(Source code of charts)
-- Begin --

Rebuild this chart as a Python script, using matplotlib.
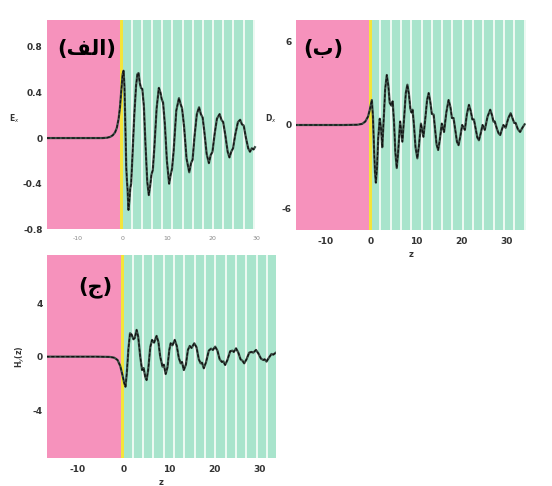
import matplotlib
matplotlib.use("Agg")
import matplotlib.pyplot as plt

# ---------------- data ----------------
# panel (a): field E_x
z_a = [-17.0, -8.0, -4.5, -3.5, -2.8, -2.2, -1.7, -1.3, -0.9, -0.6, -0.3, 0.0, 0.2, 0.4, 0.6, 0.8,
       0.95, 1.1, 1.3, 1.5, 1.7, 1.9, 2.2, 2.6, 3.0, 3.3, 3.55, 3.85, 4.1, 4.4, 4.75, 5.1,
       5.5, 5.85, 6.15, 6.45, 6.75, 7.1, 7.6, 8.1, 8.45, 8.75, 9.05, 9.45, 9.9, 10.4,
       10.75, 11.05, 11.4, 12.0, 12.6, 12.95, 13.3, 13.75, 14.3, 14.9, 15.3, 15.65, 16.1, 16.6,
       17.1, 17.5, 17.9, 18.3, 18.8, 19.3, 19.7, 20.1, 20.6, 21.1, 21.7, 22.1, 22.5, 23.0,
       23.5, 23.9, 24.3, 24.7, 25.2, 25.8, 26.3, 26.7, 27.1, 27.6, 28.1, 28.5, 28.9, 29.3, 29.6]
e_a = [0.0, 0.0, 0.0, 0.003, 0.01, 0.025, 0.05, 0.09, 0.17, 0.27, 0.42, 0.56, 0.59, 0.46, 0.12, -0.25,
       -0.37, -0.45, -0.63, -0.55, -0.44, -0.40, -0.15, 0.20, 0.46, 0.56, 0.57, 0.48, 0.44, 0.43, 0.28, -0.05,
       -0.38, -0.50, -0.42, -0.32, -0.28, -0.08, 0.26, 0.44, 0.40, 0.34, 0.31, 0.12, -0.20, -0.40,
       -0.32, -0.27, -0.12, 0.24, 0.35, 0.30, 0.26, 0.10, -0.18, -0.30, -0.22, -0.19, 0.02, 0.21,
       0.27, 0.21, 0.18, 0.05, -0.14, -0.22, -0.15, -0.12, 0.04, 0.17, 0.21, 0.16, 0.14, 0.02,
       -0.12, -0.17, -0.12, -0.09, 0.03, 0.14, 0.16, 0.12, 0.11, 0.0, -0.09, -0.12, -0.09, -0.10, -0.08]

# panel (b): field D_x
z_b = [-17.0, -6.0, -3.0, -2.0, -1.3, -0.7, -0.3, 0.15, 0.4, 0.65, 0.85, 1.05, 1.3, 1.55, 1.9, 2.2,
       2.45, 2.8, 3.1, 3.45, 3.8, 4.1, 4.45, 4.75, 5.05, 5.35, 5.65, 5.95, 6.4, 6.9, 7.3, 7.65,
       8.0, 8.35, 8.65, 8.9, 9.15, 9.45, 9.8, 10.2, 10.55, 11.0, 11.55, 12.0, 12.35, 12.7, 13.05,
       13.4, 13.8, 14.15, 14.45, 14.8, 15.15, 15.6, 16.1, 16.6, 17.1, 17.5, 17.85, 18.2, 18.6,
       18.95, 19.3, 19.7, 20.1, 20.7, 21.15, 21.6, 22.0, 22.35, 22.7, 23.1, 23.45, 23.8, 24.2,
       24.6, 25.1, 25.7, 26.3, 26.7, 27.0, 27.3, 27.8, 28.15, 28.5, 28.9, 29.2, 29.7, 30.3,
       30.8, 31.2, 31.6, 31.9, 32.4, 32.9, 33.4, 33.9]
d_b = [0.0, 0.0, 0.02, 0.08, 0.25, 0.6, 1.1, 1.8, 0.6, -1.8, -3.4, -4.15, -3.0, -1.0, 0.45, -0.3,
       -1.6, 0.6, 2.6, 3.6, 2.8, 1.6, 1.4, 1.7, 0.2, -2.0, -3.1, -2.0, 0.25, -1.2, 0.6, 2.3,
       2.9, 2.2, 1.2, 0.9, 1.1, 0.0, -1.6, -2.4, -1.5, 0.1, -0.85, 0.6, 1.8, 2.3, 1.7,
       0.8, 0.75, -0.4, -1.4, -1.8, -1.1, 0.1, -0.5, 0.9, 1.8, 1.3, 0.5, 0.5, -0.4,
       -1.2, -1.45, -0.8, 0.0, -0.35, 0.8, 1.45, 1.0, 0.4, 0.4, -0.3, -0.9, -1.1, -0.6,
       0.0, -0.35, 0.6, 1.1, 0.7, 0.25, 0.25, -0.3, -0.6, -0.72, -0.3, 0.0, -0.2, 0.5,
       0.85, 0.5, 0.15, 0.15, -0.3, -0.5, -0.2, 0.05]

# panel (c): field H_y(z)
z_c = [-17.0, -6.0, -3.0, -2.0, -1.3, -0.7, -0.2, 0.2, 0.45, 0.75, 1.1, 1.45, 1.8, 2.2, 2.5, 2.9,
       3.25, 3.7, 4.1, 4.45, 4.8, 5.1, 5.45, 5.9, 6.3, 6.75, 7.3, 7.7, 8.1, 8.6, 8.9, 9.3,
       9.7, 10.1, 10.4, 10.8, 11.3, 11.75, 12.2, 12.6, 12.9, 13.3, 13.75, 14.2, 14.6, 15.0,
       15.6, 16.1, 16.6, 17.0, 17.3, 17.7, 18.2, 18.8, 19.3, 19.7, 20.2, 20.7, 21.2, 21.7,
       22.0, 22.4, 22.9, 23.5, 24.0, 24.3, 24.8, 25.3, 25.8, 26.2, 26.6, 27.1, 27.7, 28.2,
       28.6, 29.2, 29.7, 30.3, 30.8, 31.1, 31.5, 32.0, 32.6, 33.0, 33.5]
h_c = [0.0, 0.0, -0.02, -0.08, -0.25, -0.7, -1.4, -2.0, -2.25, -1.2, 0.6, 1.75, 1.65, 1.3, 1.4, 2.0,
       1.5, 0.0, -1.0, -0.85, -1.5, -1.75, -1.0, 0.7, 1.25, 1.05, 1.55, 1.1, 0.0, -0.75, -0.6, -1.3,
       -0.8, 0.5, 1.0, 0.85, 1.25, 0.8, -0.1, -0.5, -0.4, -1.0, -0.6, 0.5, 0.8, 0.65,
       1.0, 0.7, -0.2, -0.5, -0.45, -0.87, -0.4, 0.45, 0.6, 0.5, 0.75, 0.45, -0.2, -0.4,
       -0.35, -0.62, -0.25, 0.4, 0.45, 0.35, 0.62, 0.3, -0.2, -0.3, -0.5, -0.2, 0.3, 0.35,
       0.3, 0.5, 0.25, -0.15, -0.25, -0.2, -0.37, -0.1, 0.2, 0.15, 0.28]

# white layer stripes (centres) in the periodic region
stripe_z = [2.0, 4.28, 6.56, 8.84, 11.12, 13.4, 15.68, 17.96, 20.24, 22.52, 24.8, 27.08, 29.36, 31.64, 33.92]

x_ticks = [-10, 0, 10, 20, 30]
x_ticklabels = ["-10", "0", "10", "20", "30"]
yt_a = [-0.8, -0.4, 0, 0.4, 0.8]
ytl_a = ["-0.8", "-0.4", "0", "0.4", "0.8"]
yt_b = [-6, 0, 6]
ytl_b = ["-6", "0", "6"]
yt_c = [-4, 0, 4]
ytl_c = ["-4", "0", "4"]

# Arabic panel labels, pre-shaped (presentation forms, visual order)
lab_a = "(\ufed2\ufedf\ufe8d)"   # (الف)
lab_b = "(\ufe8f)"               # (ب)
lab_c = "(\ufe9d)"               # (ج)

PINK = "#F692BC"
GREEN = "#A8E4CC"
STRIPE = "#ECF9F2"
YELLOW = "#F4E43A"

W, H = 552, 486
fig = plt.figure(figsize=(W / 100, H / 100), dpi=100)
fig.patch.set_facecolor("white")


def add_ax(x0, y0, x1, y1):
    return fig.add_axes([x0 / W, 1 - y1 / H, (x1 - x0) / W, (y1 - y0) / H])


def panel(ax, z, v, xlim, ylim, yt, ytl, label, lab_xy, ylab, xlab=True, xtick_style=None, ylab_kw=None):
    ax.set_xlim(*xlim)
    ax.set_ylim(*ylim)
    ax.axvspan(xlim[0], 0, color=PINK, lw=0, zorder=0)
    ax.axvspan(0, xlim[1], color=GREEN, lw=0, zorder=0)
    for s in stripe_z:
        ax.axvspan(s - 0.22, s + 0.22, color=STRIPE, lw=0, zorder=0.5)
    ax.axvspan(-0.55, 0.1, color=YELLOW, lw=0, zorder=1)
    ax.plot(z, v, color="#3d4f47", lw=1.6, zorder=3, solid_joinstyle="round")
    ax.plot(z, v, color="#111111", lw=0.9, ls=(0, (2.5, 1.5)), zorder=4)
    for sp in ax.spines.values():
        sp.set_visible(False)
    ax.set_yticks(yt)
    ax.set_yticklabels(ytl, fontsize=6.5, fontweight="bold", color="#333333")
    ax.set_xticks(x_ticks)
    if xtick_style is None:
        ax.set_xticklabels(x_ticklabels, fontsize=6.5, fontweight="bold", color="#333333")
    else:
        ax.set_xticklabels(x_ticklabels, **xtick_style)
    ax.tick_params(length=0, pad=3)
    ax.tick_params(axis="x", pad=5)
    if xlab:
        ax.set_xlabel("z", fontsize=6, fontweight="bold", color="#333333", labelpad=3)
    ax.text(lab_xy[0], lab_xy[1], label, transform=ax.transAxes, fontsize=15,
            fontweight="bold", family="DejaVu Sans", ha="center", va="center", color="black", zorder=6)
    kw = dict(fontsize=5.5, fontweight="bold", color="#333333")
    if ylab_kw:
        kw.update(ylab_kw)
    ax.set_ylabel(ylab, **kw)


# panel (a)
ax_a = add_ax(46.7, 20, 256.7, 229.3)
panel(ax_a, z_a, e_a, (-17.0, 29.7), (-0.8, 1.035), yt_a, ytl_a, lab_a, (0.19, 0.86), "E$_x$",
      xlab=False, xtick_style=dict(fontsize=4.5, color="#888888"),
      ylab_kw=dict(rotation=0, labelpad=6))

# panel (b)
ax_b = add_ax(296, 20, 526, 230)
panel(ax_b, z_b, d_b, (-16.6, 34.2), (-7.56, 7.56), yt_b, ytl_b, lab_b, (0.12, 0.86), "D$_x$",
      ylab_kw=dict(rotation=0, labelpad=8))

# panel (c)
ax_c = add_ax(46.7, 255, 276, 458.3)
panel(ax_c, z_c, h_c, (-16.9, 33.6), (-7.6, 7.6), yt_c, ytl_c, lab_c, (0.21, 0.84), "H$_y$(z)",
      ylab_kw=dict(labelpad=4))

fig.savefig("out.png", dpi=100, facecolor="white")
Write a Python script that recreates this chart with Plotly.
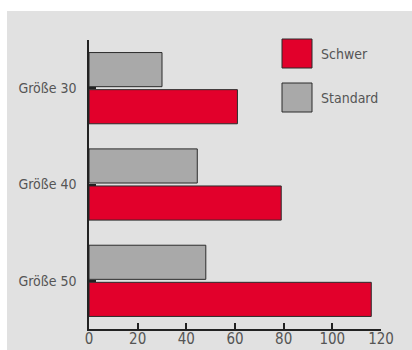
import plotly.graph_objects as go

categories = ["Größe 30", "Größe 40", "Größe 50"]
standard = [30, 44.5, 48]
schwer = [61, 79, 116]
x_ticks = [0, 20, 40, 60, 80, 100, 120]

RED = "#e2002b"
GREY = "#a9a9a9"
EDGE = "#2b2b2b"
TEXT = "#555555"
FONT = "Liberation Sans Narrow, DejaVu Sans Condensed, Roboto Condensed, Open Sans, sans-serif"

W, H = 412, 350
L, R, T, B = 89, 31, 40, 21
PW, PH = W - L - R, H - T - B


def px(x):
    return (x - L) / PW


def py(y):
    return (H - B - y) / PH


fig = go.Figure()
fig.add_trace(go.Bar(y=categories, x=standard, orientation="h", name="Standard",
                     marker=dict(color=GREY, line=dict(color=EDGE, width=1))))
fig.add_trace(go.Bar(y=categories, x=schwer, orientation="h", name="Schwer",
                     marker=dict(color=RED, line=dict(color=EDGE, width=1))))

shapes = [
    dict(type="rect", xref="paper", yref="paper", x0=px(7), x1=px(413),
         y0=py(351), y1=py(11), fillcolor="#e1e1e1", line=dict(width=0), layer="below"),
]
annotations = []
legend_items = [("Schwer", RED, 39), ("Standard", GREY, 83)]
for label, color, top in legend_items:
    shapes.append(dict(type="rect", xref="paper", yref="paper", x0=px(282), x1=px(312),
                       y0=py(top + 29), y1=py(top), fillcolor=color,
                       line=dict(color=EDGE, width=1)))
    annotations.append(dict(xref="paper", yref="paper", x=px(319), y=py(top + 14.5),
                            text=label, showarrow=False, xanchor="left", yanchor="middle",
                            font=dict(family=FONT, size=14, color=TEXT)))

fig.update_layout(
    width=W, height=H,
    margin=dict(l=L, r=R, t=T, b=B, pad=0, autoexpand=False),
    paper_bgcolor="white", plot_bgcolor="rgba(0,0,0,0)",
    barmode="group", bargap=0.23, bargroupgap=0.08,
    showlegend=False,
    shapes=shapes, annotations=annotations,
    font=dict(family=FONT, size=14, color=TEXT),
    xaxis=dict(range=[0, 120], tickvals=x_ticks, showgrid=False, zeroline=False,
               automargin=False,
               showline=True, linecolor="#222222", linewidth=1.5,
               ticks="inside", ticklen=6, tickwidth=1.5, tickcolor="#222222",
               ticklabelstandoff=-5, tickfont=dict(size=15, color=TEXT)),
    yaxis=dict(autorange="reversed", showgrid=False, zeroline=False,
               automargin=False,
               showline=True, linecolor="#222222", linewidth=1.5,
               ticks="inside", ticklen=7, tickwidth=2, tickcolor="#222222",
               ticklabelstandoff=8, tickfont=dict(size=14, color=TEXT)),
)

fig.write_html("out.html")
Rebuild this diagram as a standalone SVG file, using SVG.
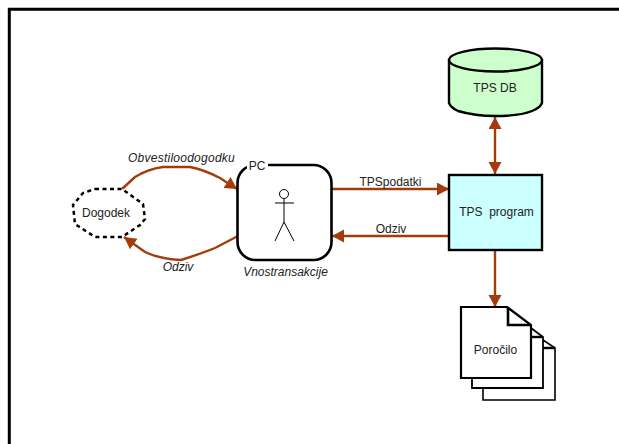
<svg xmlns="http://www.w3.org/2000/svg" width="619" height="444" viewBox="0 0 619 444">
<defs>
<marker id="ah" markerUnits="userSpaceOnUse" markerWidth="14" markerHeight="14" refX="12" refY="6.5" orient="auto-start-reverse"><path d="M0,0L12,6.5L0,13Z" fill="#a33c0a"/></marker>
</defs>
<style>
text{font-family:"Liberation Sans",Arial,sans-serif;font-size:12px;fill:#222}
.i{font-style:italic}
.c{fill:none;stroke:#a33c0a;stroke-width:2.4}
.b{stroke:#000;stroke-width:2.4}
</style>
<rect width="619" height="444" fill="#fff"/>
<path id="frame" d="M9.300,444V9.300H619" fill="none" stroke="#000" stroke-width="3"/>
<g id="connectors">
<path class="c" marker-end="url(#ah)" d="M122,189L135,177Q148,169 163,167L190,167Q205,170 220,178L237,189"/>
<path class="c" marker-end="url(#ah)" d="M238,236L215,248Q200,254 181,260Q160,259 145,252L124,237"/>
<path class="c" marker-end="url(#ah)" d="M331,189H449"/>
<path class="c" marker-end="url(#ah)" d="M450,236H332"/>
<path class="c" marker-start="url(#ah)" marker-end="url(#ah)" d="M495,117V174"/>
<path class="c" marker-end="url(#ah)" d="M495,250V307"/>
</g>
<g id="dogodek">
<path d="M95,189H122L143,204L145,219L140,225L122,237H95L75,224L73,205L83,193Z" fill="#fff" stroke="#000" stroke-width="2.5" stroke-dasharray="4 3.5"/>
<text x="106" y="217" text-anchor="middle">Dogodek</text>
</g>
<g id="pc">
<rect x="237.500" y="165" width="94" height="95" rx="18" fill="#fff" stroke="#000" stroke-width="2.6"/>
<rect x="247" y="158" width="21" height="14" fill="#fff"/>
<text x="257" y="170" text-anchor="middle">PC</text>
<g fill="none" stroke="#000" stroke-width="1">
<circle cx="284" cy="194" r="4.500"/>
<path d="M284,199V222M275,203H294M275,241L284,222L294,241"/>
</g>
</g>
<g id="tpsdb">
<path class="b" d="M449,60V103Q451,108 458,111Q475,116 495,116Q520,116 532,111Q540,108 542,103V60Z" fill="#ccffcc"/>
<ellipse class="b" cx="495.500" cy="60" rx="46.500" ry="11.500" fill="#ccffcc"/>
<text x="495" y="92" text-anchor="middle">TPS DB</text>
</g>
<g id="tpsprogram">
<rect class="b" x="449" y="175" width="93" height="75" fill="#ccffff"/>
<text x="496.500" y="216" text-anchor="middle" xml:space="preserve">TPS  program</text>
</g>
<g id="porocilo">
<path d="M483,388V400H555V348L543,340" fill="#fff" stroke="#000" stroke-width="1.6"/>
<path d="M543,348H555" stroke="#000" stroke-width="2.4" fill="none"/>
<path d="M472,378V388H543V337L531,328" fill="#fff" stroke="#000" stroke-width="1.8"/>
<path d="M531,337H543" stroke="#000" stroke-width="2.4" fill="none"/>
<path d="M461,307H507L531,325V378H461Z" fill="#fff" stroke="#000" stroke-width="2.2"/>
<path d="M508,307V325H531" fill="none" stroke="#000" stroke-width="2.6"/>
<text x="495.500" y="354" text-anchor="middle">Poročilo</text>
</g>
<text class="i" x="181.500" y="162" text-anchor="middle" style="letter-spacing:.25px">Obvestiloodogodku</text>
<text class="i" x="178" y="271" text-anchor="middle">Odziv</text>
<text class="i" x="285.500" y="276" text-anchor="middle">Vnostransakcije</text>
<text x="390.500" y="186" text-anchor="middle">TPSpodatki</text>
<text x="391" y="233" text-anchor="middle">Odziv</text>
</svg>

-- End --

- **SHORT TASK**:
Repeat the lines between those holding "Write a Python" and "font=dict(family=FONT, size=14, color=TEXT)))", inclusive. Pictures stay out.

- **SOLUTION**:
Write a Python script that recreates this chart with Plotly.
import plotly.graph_objects as go

categories = ["Größe 30", "Größe 40", "Größe 50"]
standard = [30, 44.5, 48]
schwer = [61, 79, 116]
x_ticks = [0, 20, 40, 60, 80, 100, 120]

RED = "#e2002b"
GREY = "#a9a9a9"
EDGE = "#2b2b2b"
TEXT = "#555555"
FONT = "Liberation Sans Narrow, DejaVu Sans Condensed, Roboto Condensed, Open Sans, sans-serif"

W, H = 412, 350
L, R, T, B = 89, 31, 40, 21
PW, PH = W - L - R, H - T - B


def px(x):
    return (x - L) / PW


def py(y):
    return (H - B - y) / PH


fig = go.Figure()
fig.add_trace(go.Bar(y=categories, x=standard, orientation="h", name="Standard",
                     marker=dict(color=GREY, line=dict(color=EDGE, width=1))))
fig.add_trace(go.Bar(y=categories, x=schwer, orientation="h", name="Schwer",
                     marker=dict(color=RED, line=dict(color=EDGE, width=1))))

shapes = [
    dict(type="rect", xref="paper", yref="paper", x0=px(7), x1=px(413),
         y0=py(351), y1=py(11), fillcolor="#e1e1e1", line=dict(width=0), layer="below"),
]
annotations = []
legend_items = [("Schwer", RED, 39), ("Standard", GREY, 83)]
for label, color, top in legend_items:
    shapes.append(dict(type="rect", xref="paper", yref="paper", x0=px(282), x1=px(312),
                       y0=py(top + 29), y1=py(top), fillcolor=color,
                       line=dict(color=EDGE, width=1)))
    annotations.append(dict(xref="paper", yref="paper", x=px(319), y=py(top + 14.5),
                            text=label, showarrow=False, xanchor="left", yanchor="middle",
                            font=dict(family=FONT, size=14, color=TEXT)))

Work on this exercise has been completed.